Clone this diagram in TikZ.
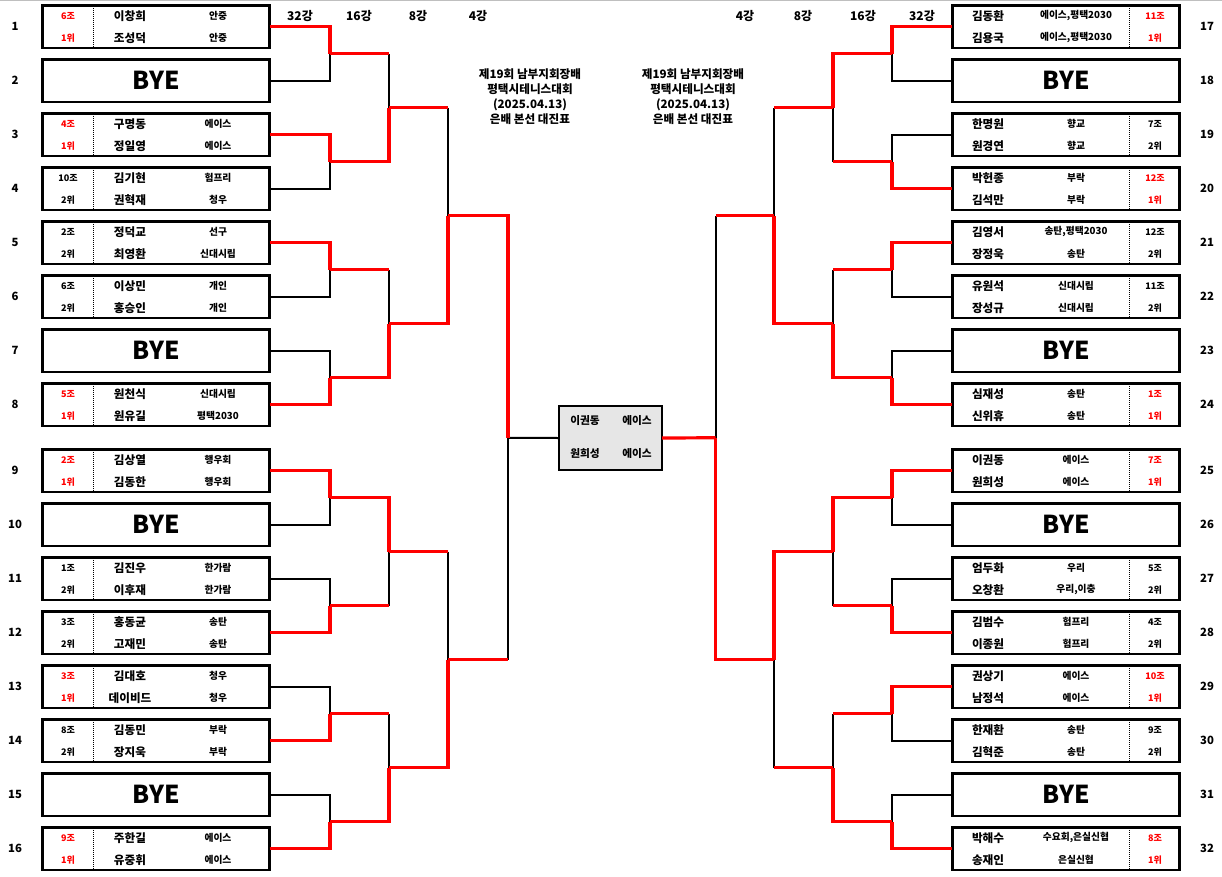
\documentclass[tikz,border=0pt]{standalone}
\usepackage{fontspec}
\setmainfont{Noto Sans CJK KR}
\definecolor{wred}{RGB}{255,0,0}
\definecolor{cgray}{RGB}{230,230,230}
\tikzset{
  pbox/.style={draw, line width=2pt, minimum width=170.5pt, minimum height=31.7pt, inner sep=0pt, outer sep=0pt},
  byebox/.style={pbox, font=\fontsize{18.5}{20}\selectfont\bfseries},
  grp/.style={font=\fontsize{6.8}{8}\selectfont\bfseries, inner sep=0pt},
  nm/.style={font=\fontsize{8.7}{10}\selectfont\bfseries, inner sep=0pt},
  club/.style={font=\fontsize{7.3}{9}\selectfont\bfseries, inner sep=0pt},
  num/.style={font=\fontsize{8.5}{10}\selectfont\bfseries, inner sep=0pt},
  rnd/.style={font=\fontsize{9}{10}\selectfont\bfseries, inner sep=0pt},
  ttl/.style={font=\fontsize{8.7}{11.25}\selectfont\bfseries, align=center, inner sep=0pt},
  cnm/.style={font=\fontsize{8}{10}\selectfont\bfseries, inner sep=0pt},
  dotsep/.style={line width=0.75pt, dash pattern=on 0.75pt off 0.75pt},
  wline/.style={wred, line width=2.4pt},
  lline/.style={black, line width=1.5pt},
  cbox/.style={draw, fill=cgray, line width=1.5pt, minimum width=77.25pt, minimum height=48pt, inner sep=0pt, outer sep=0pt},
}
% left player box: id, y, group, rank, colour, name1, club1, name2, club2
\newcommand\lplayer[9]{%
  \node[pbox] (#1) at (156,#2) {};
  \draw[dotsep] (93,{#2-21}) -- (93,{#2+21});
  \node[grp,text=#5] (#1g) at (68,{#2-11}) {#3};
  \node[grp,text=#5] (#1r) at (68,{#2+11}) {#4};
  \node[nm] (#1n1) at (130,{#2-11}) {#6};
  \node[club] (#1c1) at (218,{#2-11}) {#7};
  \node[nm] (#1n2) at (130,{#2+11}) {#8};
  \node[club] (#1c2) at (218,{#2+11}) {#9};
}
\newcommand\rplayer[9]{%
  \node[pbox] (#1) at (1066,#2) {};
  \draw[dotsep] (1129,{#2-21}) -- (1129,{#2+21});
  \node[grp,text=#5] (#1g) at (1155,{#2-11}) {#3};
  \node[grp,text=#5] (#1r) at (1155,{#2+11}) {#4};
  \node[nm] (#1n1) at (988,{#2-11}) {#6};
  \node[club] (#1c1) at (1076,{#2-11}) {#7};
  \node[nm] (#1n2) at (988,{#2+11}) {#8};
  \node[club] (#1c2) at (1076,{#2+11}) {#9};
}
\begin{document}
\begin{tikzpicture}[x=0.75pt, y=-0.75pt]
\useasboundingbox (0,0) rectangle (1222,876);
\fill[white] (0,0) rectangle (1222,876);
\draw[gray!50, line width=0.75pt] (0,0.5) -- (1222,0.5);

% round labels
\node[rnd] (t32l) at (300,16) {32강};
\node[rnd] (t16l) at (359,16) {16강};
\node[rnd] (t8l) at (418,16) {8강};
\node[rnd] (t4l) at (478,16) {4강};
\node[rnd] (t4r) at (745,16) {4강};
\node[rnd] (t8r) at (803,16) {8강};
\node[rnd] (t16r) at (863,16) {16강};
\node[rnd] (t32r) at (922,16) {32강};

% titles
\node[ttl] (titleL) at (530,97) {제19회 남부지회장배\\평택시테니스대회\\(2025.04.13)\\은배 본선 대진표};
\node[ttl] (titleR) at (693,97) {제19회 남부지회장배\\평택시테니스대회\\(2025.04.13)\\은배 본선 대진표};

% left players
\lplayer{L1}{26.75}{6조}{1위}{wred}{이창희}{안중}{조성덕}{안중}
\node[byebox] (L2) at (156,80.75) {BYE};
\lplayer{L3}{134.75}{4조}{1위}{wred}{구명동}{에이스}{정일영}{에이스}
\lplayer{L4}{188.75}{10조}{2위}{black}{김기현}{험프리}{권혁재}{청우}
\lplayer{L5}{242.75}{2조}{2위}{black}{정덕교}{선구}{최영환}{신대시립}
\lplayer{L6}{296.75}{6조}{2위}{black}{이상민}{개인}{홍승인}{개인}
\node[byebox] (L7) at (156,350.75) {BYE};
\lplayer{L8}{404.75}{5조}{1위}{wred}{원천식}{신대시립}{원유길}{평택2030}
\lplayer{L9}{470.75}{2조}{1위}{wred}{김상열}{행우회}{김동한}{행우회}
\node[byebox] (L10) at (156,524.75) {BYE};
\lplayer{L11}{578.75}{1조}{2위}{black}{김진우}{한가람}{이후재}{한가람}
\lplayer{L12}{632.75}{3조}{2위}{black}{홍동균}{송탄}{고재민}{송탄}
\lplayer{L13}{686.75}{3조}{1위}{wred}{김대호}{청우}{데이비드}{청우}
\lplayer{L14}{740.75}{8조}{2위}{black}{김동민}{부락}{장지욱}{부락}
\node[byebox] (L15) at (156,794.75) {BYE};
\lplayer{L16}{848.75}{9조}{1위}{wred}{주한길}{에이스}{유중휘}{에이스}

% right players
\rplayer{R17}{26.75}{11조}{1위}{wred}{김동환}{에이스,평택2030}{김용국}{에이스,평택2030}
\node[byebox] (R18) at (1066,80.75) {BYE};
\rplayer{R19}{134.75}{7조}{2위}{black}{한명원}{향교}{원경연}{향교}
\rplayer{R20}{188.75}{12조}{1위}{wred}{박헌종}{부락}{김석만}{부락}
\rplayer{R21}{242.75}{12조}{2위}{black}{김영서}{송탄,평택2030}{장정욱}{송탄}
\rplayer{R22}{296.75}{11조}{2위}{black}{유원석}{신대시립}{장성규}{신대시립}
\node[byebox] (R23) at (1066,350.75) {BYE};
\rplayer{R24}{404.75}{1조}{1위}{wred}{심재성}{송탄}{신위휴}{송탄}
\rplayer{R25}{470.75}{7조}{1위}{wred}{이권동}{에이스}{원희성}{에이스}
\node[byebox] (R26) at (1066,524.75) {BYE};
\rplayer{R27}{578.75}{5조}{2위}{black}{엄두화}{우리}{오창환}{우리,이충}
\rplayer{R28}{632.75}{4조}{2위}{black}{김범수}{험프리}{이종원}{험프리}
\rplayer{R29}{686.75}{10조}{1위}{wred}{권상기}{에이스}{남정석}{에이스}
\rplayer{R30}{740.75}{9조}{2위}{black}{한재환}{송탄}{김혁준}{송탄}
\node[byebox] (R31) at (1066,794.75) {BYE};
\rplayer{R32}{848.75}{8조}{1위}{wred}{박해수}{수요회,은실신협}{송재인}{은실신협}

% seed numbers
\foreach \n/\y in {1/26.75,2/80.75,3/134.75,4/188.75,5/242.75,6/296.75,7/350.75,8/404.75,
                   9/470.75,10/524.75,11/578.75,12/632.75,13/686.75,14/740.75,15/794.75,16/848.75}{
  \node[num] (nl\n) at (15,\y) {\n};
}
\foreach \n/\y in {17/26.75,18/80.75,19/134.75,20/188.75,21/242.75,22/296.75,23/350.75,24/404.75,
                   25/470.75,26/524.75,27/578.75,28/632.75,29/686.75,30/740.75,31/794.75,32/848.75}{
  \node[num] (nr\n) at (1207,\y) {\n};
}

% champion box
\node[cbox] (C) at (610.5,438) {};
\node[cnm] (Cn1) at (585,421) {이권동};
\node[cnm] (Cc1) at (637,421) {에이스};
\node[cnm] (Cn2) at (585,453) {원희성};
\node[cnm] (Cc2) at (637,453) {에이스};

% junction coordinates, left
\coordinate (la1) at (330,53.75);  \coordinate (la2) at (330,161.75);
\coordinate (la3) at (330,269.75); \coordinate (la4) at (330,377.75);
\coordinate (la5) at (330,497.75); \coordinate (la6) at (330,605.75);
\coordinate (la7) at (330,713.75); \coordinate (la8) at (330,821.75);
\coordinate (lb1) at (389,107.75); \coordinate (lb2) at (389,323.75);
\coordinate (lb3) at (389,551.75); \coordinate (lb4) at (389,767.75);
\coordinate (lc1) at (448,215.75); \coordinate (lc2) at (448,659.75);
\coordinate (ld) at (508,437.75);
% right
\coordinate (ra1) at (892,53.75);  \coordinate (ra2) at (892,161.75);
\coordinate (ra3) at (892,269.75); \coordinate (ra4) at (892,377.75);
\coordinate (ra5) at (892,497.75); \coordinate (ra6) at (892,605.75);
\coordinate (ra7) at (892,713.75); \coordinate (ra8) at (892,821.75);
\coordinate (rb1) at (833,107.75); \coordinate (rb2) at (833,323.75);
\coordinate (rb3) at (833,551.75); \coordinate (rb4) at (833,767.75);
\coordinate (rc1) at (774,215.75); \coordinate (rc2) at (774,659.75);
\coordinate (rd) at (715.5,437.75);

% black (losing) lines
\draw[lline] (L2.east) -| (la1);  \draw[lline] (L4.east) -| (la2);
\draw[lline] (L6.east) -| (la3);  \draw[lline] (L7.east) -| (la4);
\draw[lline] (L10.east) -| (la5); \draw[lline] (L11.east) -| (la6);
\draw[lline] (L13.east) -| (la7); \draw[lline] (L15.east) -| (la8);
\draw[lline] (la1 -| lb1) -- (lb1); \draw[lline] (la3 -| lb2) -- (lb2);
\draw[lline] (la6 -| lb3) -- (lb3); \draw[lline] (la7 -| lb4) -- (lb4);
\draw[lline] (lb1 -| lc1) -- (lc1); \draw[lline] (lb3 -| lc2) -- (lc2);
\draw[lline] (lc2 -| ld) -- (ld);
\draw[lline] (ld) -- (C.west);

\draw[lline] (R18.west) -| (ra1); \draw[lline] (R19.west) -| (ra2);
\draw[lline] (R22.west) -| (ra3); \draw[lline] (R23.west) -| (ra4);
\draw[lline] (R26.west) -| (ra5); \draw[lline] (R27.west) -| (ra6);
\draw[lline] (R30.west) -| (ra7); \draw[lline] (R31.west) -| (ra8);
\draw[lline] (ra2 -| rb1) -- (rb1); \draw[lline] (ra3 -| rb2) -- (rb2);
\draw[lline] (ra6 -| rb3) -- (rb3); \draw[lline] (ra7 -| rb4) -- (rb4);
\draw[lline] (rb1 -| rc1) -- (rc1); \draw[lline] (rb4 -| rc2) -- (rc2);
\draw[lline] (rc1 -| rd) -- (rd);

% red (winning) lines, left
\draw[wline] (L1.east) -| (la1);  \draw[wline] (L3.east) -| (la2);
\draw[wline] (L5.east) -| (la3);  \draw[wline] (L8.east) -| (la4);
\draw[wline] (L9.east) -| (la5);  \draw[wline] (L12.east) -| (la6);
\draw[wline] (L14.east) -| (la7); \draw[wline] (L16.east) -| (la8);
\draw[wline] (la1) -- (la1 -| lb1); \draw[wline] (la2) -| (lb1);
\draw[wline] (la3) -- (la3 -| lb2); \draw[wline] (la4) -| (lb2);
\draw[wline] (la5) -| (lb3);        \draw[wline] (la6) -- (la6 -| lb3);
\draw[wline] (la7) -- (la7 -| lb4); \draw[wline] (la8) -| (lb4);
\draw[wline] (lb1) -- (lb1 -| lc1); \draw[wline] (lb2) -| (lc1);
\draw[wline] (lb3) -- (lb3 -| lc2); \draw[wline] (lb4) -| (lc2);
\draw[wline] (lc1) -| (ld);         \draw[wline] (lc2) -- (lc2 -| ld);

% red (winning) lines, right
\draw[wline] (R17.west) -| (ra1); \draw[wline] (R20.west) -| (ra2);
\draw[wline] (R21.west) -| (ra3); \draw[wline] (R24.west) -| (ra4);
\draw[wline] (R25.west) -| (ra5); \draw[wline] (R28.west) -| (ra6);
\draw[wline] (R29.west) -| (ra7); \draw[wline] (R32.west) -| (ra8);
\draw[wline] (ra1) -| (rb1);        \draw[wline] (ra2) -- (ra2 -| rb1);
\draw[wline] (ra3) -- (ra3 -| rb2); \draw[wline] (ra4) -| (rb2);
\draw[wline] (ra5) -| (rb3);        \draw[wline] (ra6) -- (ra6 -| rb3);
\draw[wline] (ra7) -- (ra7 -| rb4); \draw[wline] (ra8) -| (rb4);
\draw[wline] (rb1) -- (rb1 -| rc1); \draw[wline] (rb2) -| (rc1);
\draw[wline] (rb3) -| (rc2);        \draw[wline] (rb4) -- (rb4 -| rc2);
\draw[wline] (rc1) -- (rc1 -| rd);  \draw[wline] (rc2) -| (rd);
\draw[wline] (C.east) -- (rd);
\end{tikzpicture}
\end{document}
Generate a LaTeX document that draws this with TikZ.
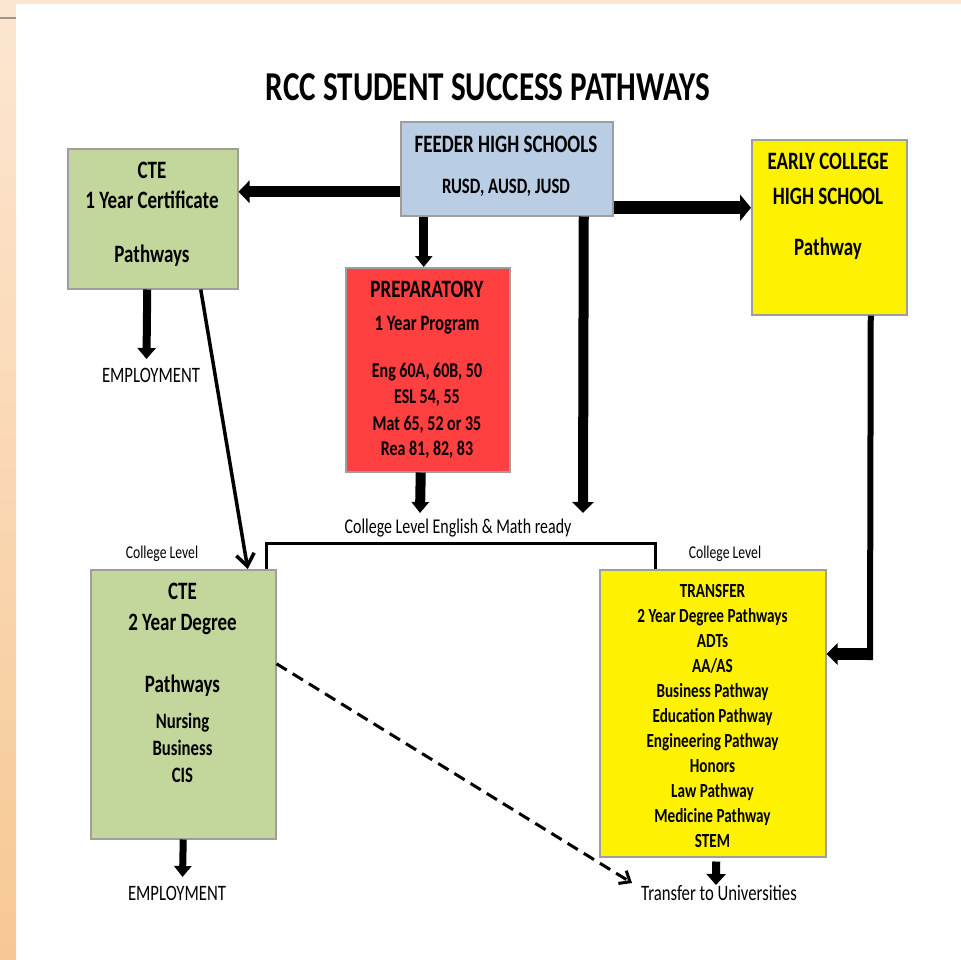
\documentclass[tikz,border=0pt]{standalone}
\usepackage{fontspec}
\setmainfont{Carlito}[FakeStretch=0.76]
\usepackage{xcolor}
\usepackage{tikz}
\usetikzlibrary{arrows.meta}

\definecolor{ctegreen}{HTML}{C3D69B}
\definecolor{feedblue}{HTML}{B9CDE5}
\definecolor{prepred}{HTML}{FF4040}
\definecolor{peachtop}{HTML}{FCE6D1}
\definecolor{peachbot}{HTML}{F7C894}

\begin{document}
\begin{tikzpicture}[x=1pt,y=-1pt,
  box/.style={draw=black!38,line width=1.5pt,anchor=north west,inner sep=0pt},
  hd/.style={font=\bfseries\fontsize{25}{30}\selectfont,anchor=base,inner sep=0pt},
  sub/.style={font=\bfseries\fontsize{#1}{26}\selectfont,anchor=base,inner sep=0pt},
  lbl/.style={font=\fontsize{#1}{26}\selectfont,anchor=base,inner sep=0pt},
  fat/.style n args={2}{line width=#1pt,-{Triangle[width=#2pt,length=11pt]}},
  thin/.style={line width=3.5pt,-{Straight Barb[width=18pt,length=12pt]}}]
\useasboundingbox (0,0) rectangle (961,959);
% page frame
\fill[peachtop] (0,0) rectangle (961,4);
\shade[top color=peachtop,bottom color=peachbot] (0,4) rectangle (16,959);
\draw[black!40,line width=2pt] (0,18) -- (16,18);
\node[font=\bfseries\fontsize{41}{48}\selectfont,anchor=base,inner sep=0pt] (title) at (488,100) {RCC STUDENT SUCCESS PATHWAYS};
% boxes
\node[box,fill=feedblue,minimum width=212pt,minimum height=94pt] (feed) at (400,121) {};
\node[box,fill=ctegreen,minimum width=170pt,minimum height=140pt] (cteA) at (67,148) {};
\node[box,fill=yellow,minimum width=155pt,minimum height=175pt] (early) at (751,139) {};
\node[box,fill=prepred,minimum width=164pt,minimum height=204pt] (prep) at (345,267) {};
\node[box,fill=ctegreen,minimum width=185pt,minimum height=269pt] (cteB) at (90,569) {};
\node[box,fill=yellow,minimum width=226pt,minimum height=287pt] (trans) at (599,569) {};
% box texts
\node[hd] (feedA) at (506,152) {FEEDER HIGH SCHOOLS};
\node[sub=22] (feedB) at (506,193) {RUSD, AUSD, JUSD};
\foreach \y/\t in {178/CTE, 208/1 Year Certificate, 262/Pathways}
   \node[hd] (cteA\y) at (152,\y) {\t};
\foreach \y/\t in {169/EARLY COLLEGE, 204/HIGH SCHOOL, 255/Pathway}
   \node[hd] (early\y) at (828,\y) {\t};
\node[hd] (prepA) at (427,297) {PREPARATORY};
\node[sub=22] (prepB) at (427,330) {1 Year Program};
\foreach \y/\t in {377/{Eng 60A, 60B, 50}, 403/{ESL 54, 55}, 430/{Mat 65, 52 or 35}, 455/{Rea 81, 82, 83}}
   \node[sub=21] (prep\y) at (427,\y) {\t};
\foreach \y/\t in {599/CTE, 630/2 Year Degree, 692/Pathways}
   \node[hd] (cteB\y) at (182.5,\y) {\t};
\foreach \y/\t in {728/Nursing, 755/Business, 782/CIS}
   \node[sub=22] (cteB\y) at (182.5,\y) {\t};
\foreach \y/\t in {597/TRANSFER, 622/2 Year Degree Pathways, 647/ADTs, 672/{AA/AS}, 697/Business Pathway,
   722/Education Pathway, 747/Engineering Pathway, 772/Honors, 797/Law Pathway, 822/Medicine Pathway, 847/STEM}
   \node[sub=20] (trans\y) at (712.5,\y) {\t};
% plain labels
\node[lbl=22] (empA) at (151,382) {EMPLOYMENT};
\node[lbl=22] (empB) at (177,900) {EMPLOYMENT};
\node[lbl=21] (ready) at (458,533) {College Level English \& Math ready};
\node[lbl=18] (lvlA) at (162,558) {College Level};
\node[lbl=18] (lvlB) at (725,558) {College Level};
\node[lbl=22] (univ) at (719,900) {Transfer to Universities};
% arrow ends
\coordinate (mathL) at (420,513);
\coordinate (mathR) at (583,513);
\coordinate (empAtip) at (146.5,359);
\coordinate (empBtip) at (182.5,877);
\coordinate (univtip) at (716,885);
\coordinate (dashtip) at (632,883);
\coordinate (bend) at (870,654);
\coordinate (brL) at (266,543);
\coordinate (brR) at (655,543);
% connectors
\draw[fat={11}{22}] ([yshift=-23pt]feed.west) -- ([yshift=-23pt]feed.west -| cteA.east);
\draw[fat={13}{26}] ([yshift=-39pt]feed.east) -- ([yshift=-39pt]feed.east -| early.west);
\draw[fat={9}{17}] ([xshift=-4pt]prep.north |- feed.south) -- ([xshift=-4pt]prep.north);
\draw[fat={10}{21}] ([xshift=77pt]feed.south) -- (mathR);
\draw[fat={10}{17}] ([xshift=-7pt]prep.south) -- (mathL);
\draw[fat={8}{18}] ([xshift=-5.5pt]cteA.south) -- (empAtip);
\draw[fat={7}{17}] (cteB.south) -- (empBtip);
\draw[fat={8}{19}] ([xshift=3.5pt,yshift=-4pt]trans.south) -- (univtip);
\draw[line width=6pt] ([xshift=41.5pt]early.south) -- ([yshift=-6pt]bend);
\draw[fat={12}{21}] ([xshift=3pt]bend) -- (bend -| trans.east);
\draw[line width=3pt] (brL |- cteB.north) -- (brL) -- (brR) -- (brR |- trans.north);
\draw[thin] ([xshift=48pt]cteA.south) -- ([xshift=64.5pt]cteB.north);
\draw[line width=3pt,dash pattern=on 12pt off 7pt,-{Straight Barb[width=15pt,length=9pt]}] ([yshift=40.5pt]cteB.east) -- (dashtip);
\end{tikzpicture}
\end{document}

● **Your goal**: Copy the records above from the first line through the line containing "(0,0.5) -- (1222,0.5);", both included, and leave out any pictures.

● **Exercise result**:
Clone this diagram in TikZ.
\documentclass[tikz,border=0pt]{standalone}
\usepackage{fontspec}
\setmainfont{Noto Sans CJK KR}
\definecolor{wred}{RGB}{255,0,0}
\definecolor{cgray}{RGB}{230,230,230}
\tikzset{
  pbox/.style={draw, line width=2pt, minimum width=170.5pt, minimum height=31.7pt, inner sep=0pt, outer sep=0pt},
  byebox/.style={pbox, font=\fontsize{18.5}{20}\selectfont\bfseries},
  grp/.style={font=\fontsize{6.8}{8}\selectfont\bfseries, inner sep=0pt},
  nm/.style={font=\fontsize{8.7}{10}\selectfont\bfseries, inner sep=0pt},
  club/.style={font=\fontsize{7.3}{9}\selectfont\bfseries, inner sep=0pt},
  num/.style={font=\fontsize{8.5}{10}\selectfont\bfseries, inner sep=0pt},
  rnd/.style={font=\fontsize{9}{10}\selectfont\bfseries, inner sep=0pt},
  ttl/.style={font=\fontsize{8.7}{11.25}\selectfont\bfseries, align=center, inner sep=0pt},
  cnm/.style={font=\fontsize{8}{10}\selectfont\bfseries, inner sep=0pt},
  dotsep/.style={line width=0.75pt, dash pattern=on 0.75pt off 0.75pt},
  wline/.style={wred, line width=2.4pt},
  lline/.style={black, line width=1.5pt},
  cbox/.style={draw, fill=cgray, line width=1.5pt, minimum width=77.25pt, minimum height=48pt, inner sep=0pt, outer sep=0pt},
}
% left player box: id, y, group, rank, colour, name1, club1, name2, club2
\newcommand\lplayer[9]{%
  \node[pbox] (#1) at (156,#2) {};
  \draw[dotsep] (93,{#2-21}) -- (93,{#2+21});
  \node[grp,text=#5] (#1g) at (68,{#2-11}) {#3};
  \node[grp,text=#5] (#1r) at (68,{#2+11}) {#4};
  \node[nm] (#1n1) at (130,{#2-11}) {#6};
  \node[club] (#1c1) at (218,{#2-11}) {#7};
  \node[nm] (#1n2) at (130,{#2+11}) {#8};
  \node[club] (#1c2) at (218,{#2+11}) {#9};
}
\newcommand\rplayer[9]{%
  \node[pbox] (#1) at (1066,#2) {};
  \draw[dotsep] (1129,{#2-21}) -- (1129,{#2+21});
  \node[grp,text=#5] (#1g) at (1155,{#2-11}) {#3};
  \node[grp,text=#5] (#1r) at (1155,{#2+11}) {#4};
  \node[nm] (#1n1) at (988,{#2-11}) {#6};
  \node[club] (#1c1) at (1076,{#2-11}) {#7};
  \node[nm] (#1n2) at (988,{#2+11}) {#8};
  \node[club] (#1c2) at (1076,{#2+11}) {#9};
}
\begin{document}
\begin{tikzpicture}[x=0.75pt, y=-0.75pt]
\useasboundingbox (0,0) rectangle (1222,876);
\fill[white] (0,0) rectangle (1222,876);
\draw[gray!50, line width=0.75pt] (0,0.5) -- (1222,0.5);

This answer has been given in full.